Open Access of Residential Halls at KNUST to Women is a Human Right

Open Access of Residential Halls at KNUST to Women is a Human Right
10.09.2018 LISTEN

His cynically warped mentality and aversion for both equal rights and equal opportunities for the two traditional genders ought to tell us that Mr. Edem Agbana, a recent graduate of the University of Ghana, who also reportedly served as the President of that flagship academy’s Students’ Representative Council (SRC), deserves to be a registered and dues-paying member of the country’s main opposition National Democratic Congress (NDC), where he is currently vying for the post of Deputy National Youth Organizer. He deserves to be a bona fide operative of the NDC because like the front-row leaders of his party, Mr. Agbana does not believe in a gender-inclusive open-access educational system. He also very likely was among the hoodlum pack of NDC apparatchiks who railed against the open-access and fee-free Senior High School Policy Initiative recently promulgated by President Addo Dankwa Akufo-Addo and the ruling New Patriotic Party (NPP) recently.

This is why Mr. Agbana has the temerity to tell the Vice-Chancellor of the Kwame Nkrumah University of Science and Technology (KNUST), Prof. Kwasi Obiri-Danso, and his staff of progressive administrators, that they have better priority decisions to make and policies to implement than their all-too-civilized and academically justified decision to convert all six residential halls on the main campus of KNUST into mixed-gender halls of residence (See “Converting Katanga, Other KNUST Halls to [sic] Mixed Halls Needless – Edem Agbana” Modernghana.com 9/8/18). It may be recalled that the KNUST authorities decided to convert all residential halls on its Kumasi Main Campus into mixed-gender dormitories because the intake of women who qualify to attend the country’s foremost science and technology academy has increased exponentially.
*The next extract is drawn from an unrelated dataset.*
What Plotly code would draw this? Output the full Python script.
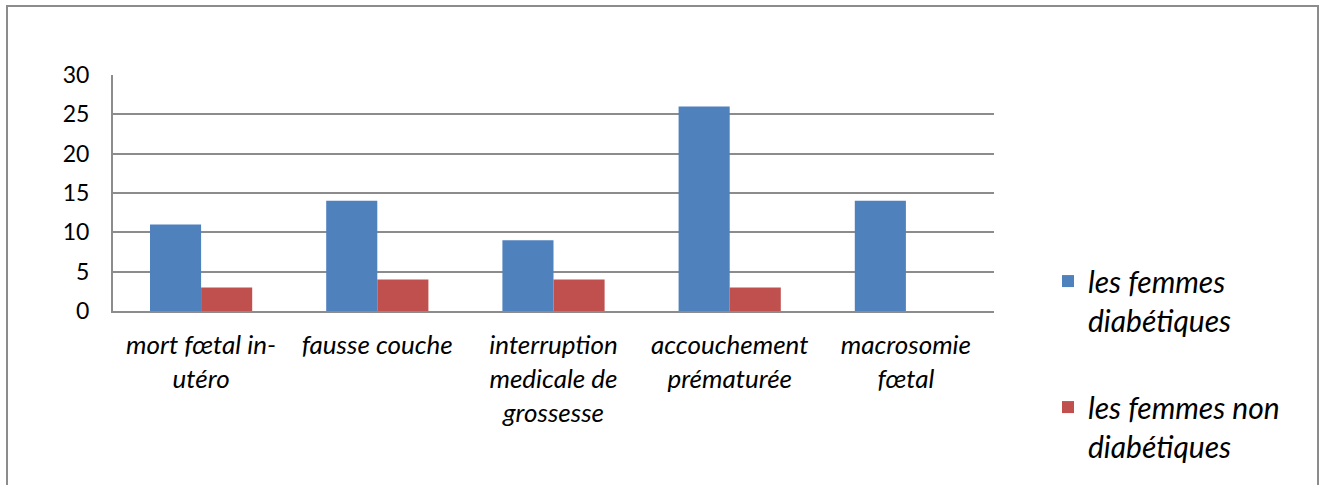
import plotly.graph_objects as go

categories = ["mort fœtal in-<br>utéro", "fausse couche", "interruption<br>medicale de<br>grossesse",
              "accouchement<br>prématurée", "macrosomie<br>fœtal"]
diabetiques = [11, 14, 9, 26, 14]
non_diabetiques = [3, 4, 4, 3, 0]
series_names = ["les femmes<br>diabétiques", "les femmes non<br>diabétiques"]
y_ticks = [0, 5, 10, 15, 20, 25, 30]

W, H = 1324, 485
L, R, T, B = 113, 994, 75, 311

fig = go.Figure()
fig.add_trace(go.Bar(x=categories, y=diabetiques, name=series_names[0],
                     marker=dict(color="#4F81BD", line=dict(width=0)),
                     legendgroup="a"))
fig.add_trace(go.Bar(x=categories, y=non_diabetiques, name=series_names[1],
                     marker=dict(color="#C0504D", line=dict(width=0)),
                     legendgroup="b"))

font_family = "Lato, 'Open Sans', sans-serif"
fig.update_layout(
    width=W, height=H,
    margin=dict(l=L, r=W - R, t=T, b=H - B, pad=0, autoexpand=False),
    paper_bgcolor="white", plot_bgcolor="white",
    barmode="group", bargap=0.42, bargroupgap=0,
    font=dict(family=font_family, size=23, color="black"),
    xaxis=dict(showgrid=False, showline=True, linecolor="#8c8c8c", linewidth=2,
               ticks="", tickfont=dict(size=26, style="italic"), ticklabelstandoff=10,
               automargin=False),
    yaxis=dict(range=[0, 30], tickvals=y_ticks, showgrid=True, gridcolor="#8c8c8c", gridwidth=2,
               showline=True, linecolor="#8c8c8c", linewidth=2, zeroline=False,
               ticks="", tickfont=dict(size=23), ticklabelstandoff=17, automargin=False),
    legend=dict(x=(1048 - L) / (R - L), y=0.237, xanchor="left", yanchor="top", valign="top",
                font=dict(size=30, style="italic"), tracegroupgap=45,
                itemwidth=30, bgcolor="rgba(0,0,0,0)"),
    showlegend=True,
)

pw, ph = R - L, B - T
fig.add_shape(type="rect", xref="paper", yref="paper",
              x0=(7 - L) / pw, x1=(1318 - L) / pw,
              y0=(B - 492) / ph, y1=(B - 6) / ph,
              line=dict(color="#8c8c8c", width=2), layer="below")

fig.write_html("out.html", config={"displayModeBar": False},
               post_script="document.body.style.margin='0';document.body.style.overflow='hidden';")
In the past, the relatively low attention afforded the education of Ghanaian women in the STEM (Science, Technology, Engineering and Mathematics) disciplines ensured that their politically dominant male counterparts were invidiously overrepresented in the academy. Which is why more male-oriented residential halls were constructed at the expense of the inalienable democratic right of our womenfolk to be afforded the same expansive academic and professional opportunities to attend KNUST, in particular, and all the major public tertiary academies in the country in general. You see, freeloading political upstarts like Mr. Agbana scandalously either fail or flatly refuse to appreciate the fact that the taxpaying population of the country includes a humongous percentage of women; and, indeed, women may very well be paying more taxes in support of our public tertiary institutions than the men who have significantly benefited more from such institutions.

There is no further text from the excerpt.